Grief · personal growth

The Forever Feeling

mami3

The years following a loss are unexpected and confusing. That is perhaps the understatement of the year, but in sitting here and attempting to summarize them, that is the best that I can do.

At this point, a part of me wanted to be able to say “I changed the world for her.” Because in some way, that would help me rationalize my loss.

I no longer have my mom, BUT I did something amazing. That isn’t how it happened though.

I no longer have my mom and sometimes I sit on the couch in silence, imagining a completely boring conversation that I could have with her.

“Guess what, Mommy??”

“Yes, princess?”

“I made dinner tonight, and it was delicious. Jonah is licking my arm. Also, I switched shampoos, and I feel like this new one reminds me of when we went to Rocky Point when I was little, even though that is all I remember of that trip, just that one smell… that is in my new shampoo. Also, Stella says hi.”

She would make the most ordinary things something for me to be proud of. But in her absence, I must make myself proud. The funny thing about me, or maybe all of us, is that is extremely hard to do.

The truth about the lessons from my mom, is that they are no longer so singular in nature. There is no themed capsule of thought that encloses my daily experiences, rather, they all float arbitrarily above my head. If I dare, I reach above and grab one and treasure it until it slips away. Sometimes I even grab a few.

Be brave.
Stand up for yourself, Kiki.
Don’t freak out!
Check on Papa and, also, buy him socks.

But more often I lose my grip on them and they float above me once again. Never far. Never gone. Just not quite within my ability to hold on to.

Then there are the moments when I think my life is “normal.” When I’m picking Jonah up from his babysitter, and I tell her I’m traveling to see the family for Thanksgiving.

And then she says “That’ll be nice to see your Mom, I’m sure she spoils Jonah.” So I smile, and try to hide the shake in my voice, and say that yes, my whole family loves him and wants to spoil him.

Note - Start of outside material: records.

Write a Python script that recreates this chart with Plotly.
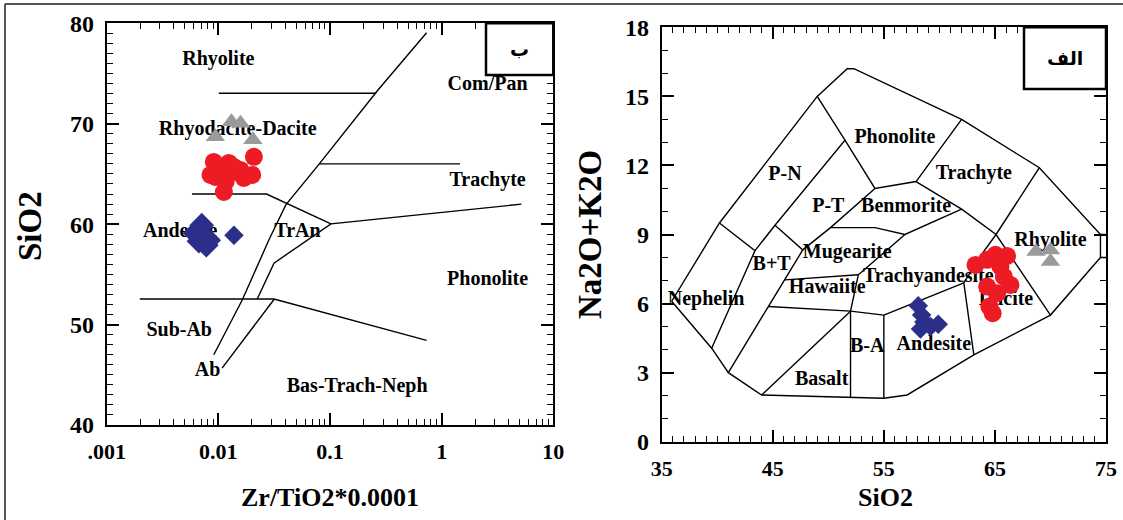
import plotly.graph_objects as go

W, H = 1123, 520

# ---------------- Winchester & Floyd panel (Zr/TiO2*0.0001 vs SiO2) ----------------
wf_tri_x = [0.0094, 0.0131, 0.0158, 0.0204]
wf_tri_y = [68.7, 70.2, 70.05, 68.4]

wf_circ_x = [0.0091, 0.0085, 0.0101, 0.0124, 0.0138, 0.0158, 0.0208,
             0.0201, 0.0169, 0.0116, 0.0112, 0.0094, 0.0128]
wf_circ_y = [66.2, 64.9, 65.6, 66.1, 65.7, 65.4, 66.7,
             64.9, 64.6, 64.2, 63.2, 64.7, 65.1]

wf_dia_x = [0.0071, 0.0062, 0.0067, 0.0082, 0.0078]
wf_dia_y = [59.9, 59.1, 58.3, 58.4, 57.9]
wf_dia2_x = [0.0138]
wf_dia2_y = [58.9]

# field boundaries
wf_lines = [
    ([0.0091, 0.0164, 0.0284, 0.0402, 0.0802, 0.269, 0.733],
     [47.0, 52.47, 58.44, 61.92, 66.0, 73.36, 79.06]),
    ([0.0108, 0.0315], [45.67, 52.5]),
    ([0.0223, 0.0315, 0.102, 5.18], [52.54, 56.12, 60.03, 61.99]),
    ([0.0058, 0.0270, 0.102], [63.0, 63.0, 60.03]),
    ([0.0101, 0.259], [73.03, 73.03]),
    ([0.0802, 1.46], [66.0, 66.0]),
    ([0.00198, 0.0315, 0.733], [52.54, 52.54, 48.42]),
]

wf_labels = ["Rhyolite", "Com/Pan", "Rhyodacite-Dacite", "Trachyte", "Andesite",
             "TrAn", "Phonolite", "Sub-Ab", "Ab", "Bas-Trach-Neph"]
wf_lab_x = [0.0100, 2.58, 0.0149, 2.58, 0.00455, 0.0512, 2.58, 0.00446, 0.0080, 0.175]
wf_lab_y = [76.35, 73.9, 69.4, 64.3, 59.26, 59.26, 54.46, 49.38, 45.33, 43.74]

# ---------------- TAS panel (SiO2 vs Na2O+K2O) ----------------
tas_tri_x = [68.7, 70.0, 70.0]
tas_tri_y = [8.26, 8.33, 7.83]

tas_circ_x = [63.25, 64.3, 65.05, 66.1, 65.5, 66.4, 65.8, 64.3, 65.2, 64.8, 64.5]
tas_circ_y = [7.68, 7.9, 8.12, 8.07, 7.6, 6.81, 7.17, 6.74, 6.45, 5.58, 5.87]

tas_dia_x = [58.1, 58.4, 58.6, 58.3, 59.2, 59.9]
tas_dia_y = [5.9, 5.5, 5.2, 4.9, 5.0, 5.1]

tas_lines = [
    # outer envelope
    ([35.9, 40.2, 49.0, 51.7, 52.3, 62.0, 69.0, 74.5, 74.5, 70.0, 63.1, 57.1, 55.0, 52.0, 44.0, 41.0, 39.5, 35.9],
     [6.1, 9.5, 15.0, 16.2, 16.2, 14.0, 11.9, 9.0, 8.0, 5.5, 3.77, 2.03, 1.89, 1.93, 2.03, 3.0, 4.06, 6.1]),
    ([74.5, 75.0], [9.0, 9.0]),
    ([74.5, 75.0], [8.0, 8.0]),
    ([40.2, 43.4, 39.5], [9.5, 8.3, 4.06]),
    ([43.4, 45.2, 51.5, 49.0], [8.3, 9.4, 13.1, 15.0]),
    ([51.5, 54.2, 57.9, 62.0], [13.1, 11.0, 11.3, 14.0]),
    ([45.2, 47.7, 44.6, 41.0], [9.4, 8.33, 5.87, 3.0]),
    ([47.7, 50.2, 54.2], [8.33, 9.3, 11.0]),
    ([50.2, 54.2, 56.9, 62.0, 57.9], [9.3, 9.3, 9.0, 10.1, 11.3]),
    ([62.0, 65.1, 70.0], [10.1, 9.0, 5.5]),
    ([69.0, 65.1, 63.6, 62.2, 63.1], [11.9, 9.0, 8.0, 6.9, 3.77]),
    ([55.0, 62.2], [5.5, 6.9]),
    ([52.0, 52.7, 56.9], [5.67, 7.25, 9.0]),
    ([46.1, 52.7], [7.03, 7.25]),
    ([44.6, 52.0, 55.0], [5.87, 5.67, 5.5]),
    ([44.0, 52.0], [2.03, 5.67]),
    ([52.0, 52.0], [1.93, 5.67]),
    ([55.0, 55.0], [1.89, 5.5]),
]

tas_labels = ["P-N", "Phonolite", "Trachyte", "P-T", "Benmorite", "Rhyolite", "Mugearite",
              "B+T", "Trachyandesite", "Hawaiite", "Nephelin", "Dacite", "B-A", "Andesite", "Basalt"]
tas_lab_x = [46.1, 56.0, 63.1, 50.0, 57.0, 70.0, 51.7, 44.9, 59.0, 49.9, 39.0, 66.0, 53.5, 59.5, 49.4]
tas_lab_y = [11.6, 13.2, 11.64, 10.2, 10.2, 8.7, 8.2, 7.68, 7.17, 6.67, 6.16, 6.16, 4.13, 4.2, 2.68]

RED = "#ED1C24"
GRAY = "#9A9A9A"
NAVY = "#2B2F8A"
SERIF = "Liberation Serif, Times New Roman, serif"


def px(x):
    return x / W


def py(y):
    return 1 - y / H


fig = go.Figure()

for xs, ys in wf_lines:
    fig.add_trace(go.Scatter(x=xs, y=ys, mode="lines", line=dict(color="black", width=1.4),
                             xaxis="x", yaxis="y", hoverinfo="skip"))
for xs, ys in tas_lines:
    fig.add_trace(go.Scatter(x=xs, y=ys, mode="lines", line=dict(color="black", width=1.4),
                             xaxis="x2", yaxis="y2", hoverinfo="skip"))

# region names
fig.add_trace(go.Scatter(x=wf_lab_x, y=wf_lab_y, mode="text", text=wf_labels,
                         textfont=dict(family=SERIF, size=20, color="black", weight="bold"),
                         xaxis="x", yaxis="y", hoverinfo="skip"))
fig.add_trace(go.Scatter(x=tas_lab_x, y=tas_lab_y, mode="text", text=tas_labels,
                         textfont=dict(family=SERIF, size=20, color="black", weight="bold"),
                         xaxis="x2", yaxis="y2", hoverinfo="skip"))

# samples - left panel
fig.add_trace(go.Scatter(x=wf_tri_x, y=wf_tri_y, mode="markers",
                         marker=dict(symbol="triangle-up", size=17, color=GRAY), xaxis="x", yaxis="y"))
fig.add_trace(go.Scatter(x=wf_circ_x, y=wf_circ_y, mode="markers",
                         marker=dict(symbol="circle", size=18, color=RED), xaxis="x", yaxis="y"))
fig.add_trace(go.Scatter(x=wf_dia_x, y=wf_dia_y, mode="markers",
                         marker=dict(symbol="diamond", size=19, color=NAVY), xaxis="x", yaxis="y"))
fig.add_trace(go.Scatter(x=wf_dia2_x, y=wf_dia2_y, mode="markers",
                         marker=dict(symbol="diamond", size=15, color=NAVY), xaxis="x", yaxis="y"))

# samples - right panel
fig.add_trace(go.Scatter(x=tas_tri_x, y=tas_tri_y, mode="markers",
                         marker=dict(symbol="triangle-up", size=17, color=GRAY), xaxis="x2", yaxis="y2"))
fig.add_trace(go.Scatter(x=tas_circ_x, y=tas_circ_y, mode="markers",
                         marker=dict(symbol="circle", size=18, color=RED), xaxis="x2", yaxis="y2"))
fig.add_trace(go.Scatter(x=tas_dia_x, y=tas_dia_y, mode="markers",
                         marker=dict(symbol="diamond", size=15, color=NAVY), xaxis="x2", yaxis="y2"))

tickfont_y = dict(family=SERIF, size=24, color="black", weight="bold")
tickfont_x = dict(family=SERIF, size=22, color="black", weight="bold")

log_minor = [k * 10 ** d for d in (-3, -2, -1, 0) for k in range(2, 10)]

axis_common = dict(showgrid=False, zeroline=False, showline=True, linecolor="black", linewidth=2,
                   ticks="inside", tickcolor="black", tickwidth=1.5, mirror="allticks",
                   automargin=False, fixedrange=True)

fig.update_layout(
    width=W, height=H,
    margin=dict(l=0, r=0, t=0, b=0),
    paper_bgcolor="white", plot_bgcolor="white",
    showlegend=False,
    xaxis=dict(axis_common, type="log", range=[-3, 1], domain=[px(106.7), px(553.3)], anchor="y",
               tickvals=[0.001, 0.01, 0.1, 1, 10], ticktext=[".001", "0.01", "0.1", "1", "10"],
               ticklen=12, tickfont=tickfont_x, ticklabelstandoff=6,
               minor=dict(tickvals=log_minor, ticks="inside", ticklen=6, tickcolor="black", tickwidth=1.2)),
    yaxis=dict(axis_common, range=[40, 80], domain=[py(425), py(23.3)], anchor="x",
               tickvals=[40, 50, 60, 70, 80], ticklen=12, tickfont=tickfont_y, ticklabelstandoff=6,
               minor=dict(dtick=1, ticks="inside", ticklen=6, tickcolor="black", tickwidth=1.2)),
    xaxis2=dict(axis_common, range=[35, 75], domain=[px(661.7), px(1106)], anchor="y2",
                tickvals=[35, 45, 55, 65, 75], ticklen=12, tickfont=tickfont_x, ticklabelstandoff=6,
                minor=dict(dtick=1, ticks="inside", ticklen=6, tickcolor="black", tickwidth=1.2)),
    yaxis2=dict(axis_common, range=[0, 18], domain=[py(441.7), py(27.3)], anchor="x2",
                tickvals=[0, 3, 6, 9, 12, 15, 18], ticklen=12, tickfont=tickfont_y, ticklabelstandoff=6,
                minor=dict(dtick=1, ticks="inside", ticklen=6, tickcolor="black", tickwidth=1.2)),
)

shapes = [
    # panel tags
    dict(type="rect", xref="paper", yref="paper", x0=px(486), x1=px(553.3), y0=py(75), y1=py(23.3),
         line=dict(color="black", width=2.5), fillcolor="white"),
    dict(type="rect", xref="paper", yref="paper", x0=px(1024), x1=px(1106), y0=py(89), y1=py(27.3),
         line=dict(color="black", width=2.5), fillcolor="white"),
    # page frame
    dict(type="line", xref="paper", yref="paper", x0=px(5), x1=px(5), y0=0, y1=py(4),
         line=dict(color="#555555", width=2)),
    dict(type="line", xref="paper", yref="paper", x0=px(5), x1=1, y0=py(4), y1=py(4),
         line=dict(color="#555555", width=2)),
]
fig.update_layout(shapes=shapes)

title_font = dict(family=SERIF, size=26, color="black", weight="bold")
ytitle_font = dict(family=SERIF, size=33, color="black", weight="bold")
arabic_font = dict(family="DejaVu Sans, Noto Sans", size=19, color="black", weight="bold")

annotations = [
    dict(text="ب", x=px(519.6), y=py(49), font=arabic_font),
    dict(text="الف", x=px(1065), y=py(58), font=arabic_font),
    dict(text="Zr/TiO2*0.0001", x=px(330), y=py(497), font=title_font),
    dict(text="SiO2", x=px(885), y=py(497), font=title_font),
    dict(text="SiO2", x=px(30), y=py(226), font=ytitle_font, textangle=-90),
    dict(text="Na2O+K2O", x=px(590), y=py(235), font=ytitle_font, textangle=-90),
]
for a in annotations:
    a.update(xref="paper", yref="paper", showarrow=False, xanchor="center", yanchor="middle")
fig.update_layout(annotations=annotations)

fig.write_html("out.html")
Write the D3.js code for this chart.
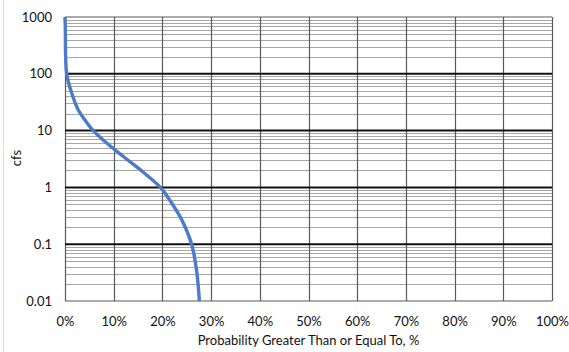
<!DOCTYPE html>
<html>
<head>
<meta charset="utf-8">
<script src="https://cdn.jsdelivr.net/npm/d3@7"></script>
<style>
  body { margin: 0; background: #fff; }
  text { font-family: "Lato", "Open Sans", sans-serif; fill: #111; }
</style>
</head>
<body>
<div id="chart"></div>
<script>
// exceedance curve (percent, cfs)
var probPct = [0, 0.06, 0.35, 1.37, 2.73, 4.1, 5.8, 8.56, 12.1, 16.0, 19.6, 21.9, 24.0, 26.0, 27.0, 27.6];
var flowCfs = [1000, 667, 100, 45.9, 23.0, 15.4, 10, 6.05, 3.43, 1.87, 1.0, 0.531, 0.267, 0.1, 0.0356, 0.01];

var xTicks = [0, 10, 20, 30, 40, 50, 60, 70, 80, 90, 100];
var yTicks = [0.01, 0.1, 1, 10, 100, 1000];
var yTickLabels = ["0.01", "0.1", "1", "10", "100", "1000"];

var W = 569, H = 352;
var margin = { top: 17, left: 65, right: 17, bottom: 51 };
var width = W - margin.left - margin.right,
    height = H - margin.top - margin.bottom;

var svg = d3.select("#chart").append("svg")
    .attr("width", W)
    .attr("height", H);

// faint frame of the picture
svg.append("line")
    .attr("x1", 3.5).attr("x2", 3.5)
    .attr("y1", 0).attr("y2", H)
    .attr("stroke", "#ddd");

var g = svg.append("g")
    .attr("transform", "translate(" + margin.left + "," + margin.top + ")");

var x = d3.scaleLinear().domain([0, 100]).range([0, width]);
var y = d3.scaleLog().domain([0.01, 1000]).range([height, 0]);

// minor horizontal grid (2..9 in each decade)
var minor = [];
yTicks.slice(0, -1).forEach(function(d) {
  for (var k = 2; k <= 9; k++) minor.push(d * k);
});
g.selectAll(".minor")
  .data(minor)
  .enter().append("line")
  .attr("class", "minor")
  .attr("x1", 0).attr("x2", width)
  .attr("y1", function(d) { return Math.round(y(d)) + 0.5; })
  .attr("y2", function(d) { return Math.round(y(d)) + 0.5; })
  .attr("stroke", "#a6a6a6")
  .attr("stroke-width", 1);

// vertical grid
g.selectAll(".vgrid")
  .data(xTicks)
  .enter().append("line")
  .attr("class", "vgrid")
  .attr("x1", function(d) { return Math.round(x(d)) + 0.5; })
  .attr("x2", function(d) { return Math.round(x(d)) + 0.5; })
  .attr("y1", 0).attr("y2", height)
  .attr("stroke", "#595959")
  .attr("stroke-width", 1.2);

// major horizontal grid
g.selectAll(".major")
  .data(yTicks)
  .enter().append("line")
  .attr("class", "major")
  .attr("x1", 0).attr("x2", width)
  .attr("y1", function(d) { return y(d); })
  .attr("y2", function(d) { return y(d); })
  .attr("stroke", function(d) { return (d === 1000 || d === 0.01) ? "#595959" : "#111"; })
  .attr("stroke-width", function(d) { return (d === 1000 || d === 0.01) ? 1.2 : 2; });

// axes (labels only)
var xAxis = d3.axisBottom(x)
    .tickValues(xTicks)
    .tickSize(0)
    .tickPadding(16)
    .tickFormat(function(d) { return d + "%"; });
g.append("g")
  .attr("transform", "translate(0," + height + ")")
  .call(xAxis)
  .call(function(s) { s.select(".domain").remove(); })
  .selectAll("text")
  .style("font-size", "13px")
  .style("font-family", "Lato, sans-serif");

var yAxis = d3.axisLeft(y)
    .tickValues(yTicks)
    .tickSize(0)
    .tickPadding(13)
    .tickFormat(function(d, i) { return yTickLabels[i]; });
g.append("g")
  .call(yAxis)
  .call(function(s) { s.select(".domain").remove(); })
  .selectAll("text")
  .style("font-size", "13px")
  .style("font-family", "Lato, sans-serif");

// the curve
var pts = probPct.map(function(p, i) { return [p, flowCfs[i]]; });
var line = d3.line()
    .x(function(d) { return x(d[0]); })
    .y(function(d) { return y(d[1]); })
    .curve(d3.curveCatmullRom.alpha(0.5));
g.append("path")
  .datum(pts)
  .attr("d", line)
  .attr("fill", "none")
  .attr("stroke", "#4a7cc9")
  .attr("stroke-width", 3.4)
  .attr("stroke-linejoin", "round");

// axis titles
svg.append("text")
  .attr("x", margin.left + width / 2)
  .attr("y", 345)
  .attr("text-anchor", "middle")
  .style("font-size", "13px")
  .text("Probability Greater Than or Equal To, %");

svg.append("text")
  .attr("transform", "translate(21,158) rotate(-90)")
  .attr("text-anchor", "middle")
  .style("font-size", "13px")
  .text("cfs");
</script>
</body>
</html>
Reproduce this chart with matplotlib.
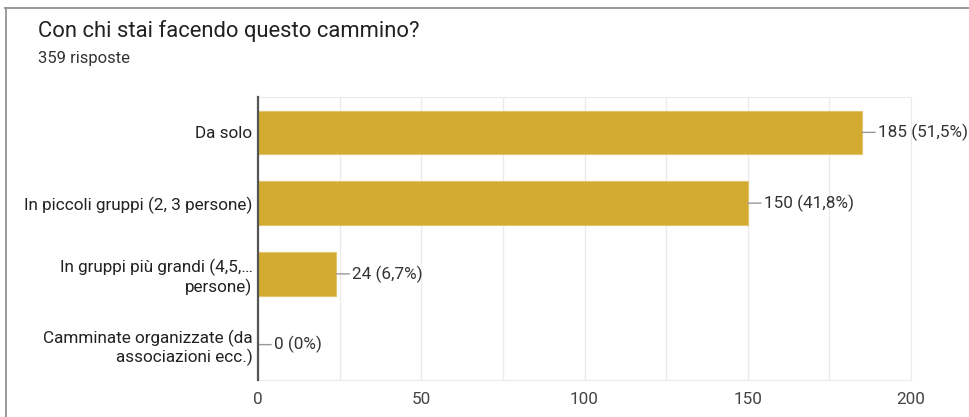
import matplotlib.pyplot as plt
from matplotlib.lines import Line2D
import numpy as np

plt.rcParams['font.family'] = ['Roboto', 'DejaVu Sans']

# dati
categorie = [
    "Da solo",
    "In piccoli gruppi (2, 3 persone)",
    "In gruppi più grandi (4,5,…\npersone)",
    "Camminate organizzate (da\nassociazioni ecc.)",
]
risposte = [185, 150, 24, 0]
etichette = ["185 (51,5%)", "150 (41,8%)", "24 (6,7%)", "0 (0%)"]
titolo = "Con chi stai facendo questo cammino?"
sottotitolo = "359 risposte"

W, H = 970, 417
fig = plt.figure(figsize=(W / 100, H / 100), dpi=100)

# cornice della scheda
fig.add_artist(Line2D([5 / W, 1], [1 - 8 / H, 1 - 8 / H], color='#8a8a8a', lw=1.2))
fig.add_artist(Line2D([6 / W, 6 / W], [0, 1 - 8 / H], color='#8a8a8a', lw=1.2))

fig.text(38 / W, 1 - 31 / H, titolo, fontsize=15.8, color='#212121', va='center', ha='left')
fig.text(38 / W, 1 - 59 / H, sottotitolo, fontsize=12, color='#333333', va='center', ha='left')

ax = fig.add_axes([258 / W, 1 - 380 / H, (911 - 258) / W, (380 - 97) / H])
y = np.arange(len(categorie))
ax.barh(y, risposte, height=0.615, color='#d3ab30', edgecolor='#e2c46e', lw=0.8, zorder=3)

for yi, v, lab in zip(y, risposte, etichette):
    ax.annotate(lab, xy=(v, yi), xytext=(16, 0), textcoords='offset pixels',
                ha='left', va='center', fontsize=12.3, color='#333333',
                arrowprops=dict(arrowstyle='-', color='#999999', lw=1, shrinkA=0, shrinkB=0),
                zorder=4)

ax.set_xlim(0, 200)
ax.set_ylim(3.5, -0.5)
ax.set_xticks([0, 50, 100, 150, 200])
ax.set_xticks(np.arange(25, 200, 50), minor=True)
ax.set_yticks(y)
ax.set_yticklabels(categorie, fontsize=12.3, color='#222222')
ax.tick_params(axis='y', length=0, pad=4)
ax.tick_params(axis='x', which='both', length=0, pad=9, labelsize=12.3, labelcolor='#444444')
ax.grid(axis='x', which='both', color='#ebebeb', lw=1, zorder=0)
for s in ['top', 'right', 'bottom']:
    ax.spines[s].set_color('#ebebeb')
ax.spines['left'].set_color('#555555')
ax.spines['left'].set_linewidth(1.6)
ax.spines['left'].set_zorder(5)

fig.savefig('out.png', dpi=100)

Mostly, over these three years now, I’ve learned that those difficult moments are not streaks of bad luck. They are not temporary. With all good things, there are bad things, and while I don’t like to experience the pain, I have to allow myself to experience the pain. Because I do become braver. I stand up for myself. I still freak out, a lot. But damnit, I will buy my dad some socks and have conversations with my mom, and still keep reminding myself that I need to change the world.